Nanopapers are prepared by removing water from nanocellulose suspensions, usually by vacuum filtration or evaporation. The morphology of the nanopapers indicate an intricate network of cellulose nanofibers, which high amount of interfibrillar bonding due to presence of hydroxyl groups on cellulose molecules. This bonding results in excellent mechanical properties; it has been demonstrated that nanopapers can have modulus of 9.4–14 GPa and strength of 103–449 MPa (Lee et al. 2014; Sehaqui et al. 2012). With such excellent properties and renewable nature, nanopapers have raised themselves as potential replacement for non-renewable materials applications such as food packaging and electronic displays (Sehaqui et al. 2014).

Despite high strength of the nanopapers, there exists a fundamental weakness: they lose their strength in damp conditions. Sehaqui et al. portrays this problem in their work, they found that in wet state tensile modulus of nanopapers was only 5% of the value in dry state (Sehaqui et al. 2014). Even in high humidity of 95%, the storage modulus was 25% of storage modulus in dry conditions. The reason behind this was explained by the fact that in presence of water molecules, the interfibrillar bonds between fibers are heavily weakened (Sehaqui et al. 2014). Due to absence of interfibrilar bonds the fibers easily slides under external stress resulting in diminished strength of the nanopaper. Additionally, water molecules plasticizes the amorphous regions of cellulose (Benítez et al. 2013). This inability to combat moisture negates the positive advantages of high strength nanopaper. Hence, it is of interest to prepare the water resistant nanopapers. In fact, it has been proposed that commercial viability of nanopapers can only be ensured if they have enhanced mechanical properties in the presence of water (absorbed moisture or liquid) (Benítez et al. 2013).
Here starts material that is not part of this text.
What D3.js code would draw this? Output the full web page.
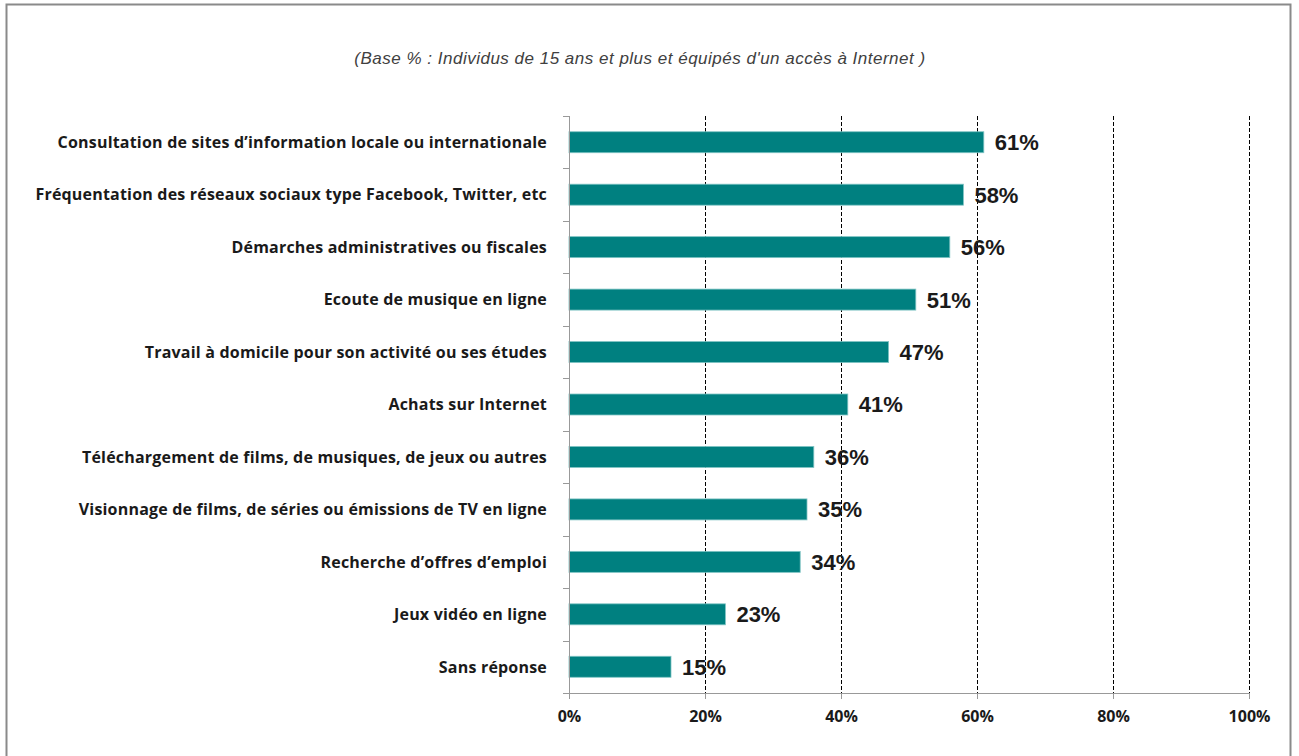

The hydrophilicity of cellulose surface and its ability to absorb water can be altered by chemically modifying the surface of nanocellulose. The functionalization of cellulose has been reported by using two mechanisms: covalent grafting of chemical entities and physical adsorption on the cellulose surface (Tingaut et al. 2012). Covalent grafting is a common approach to improve hydrophobicity of cellulose nanofibrils. Sehaqui et al. prepared hydrophobic nanopapers by modifying cellulose by mild esterification by alkyl chains, which showed decreased moisture intake (Sehaqui et al. 2014). Additionally, the wet strength was improved as much as 24 times when compared to reference. However, the esterification is usually done in organic solvent or monomer medium (Habibi 2014; Sehaqui et al. 2014), which are hazardous and costly. Therefore, use of water as medium is of great practical value.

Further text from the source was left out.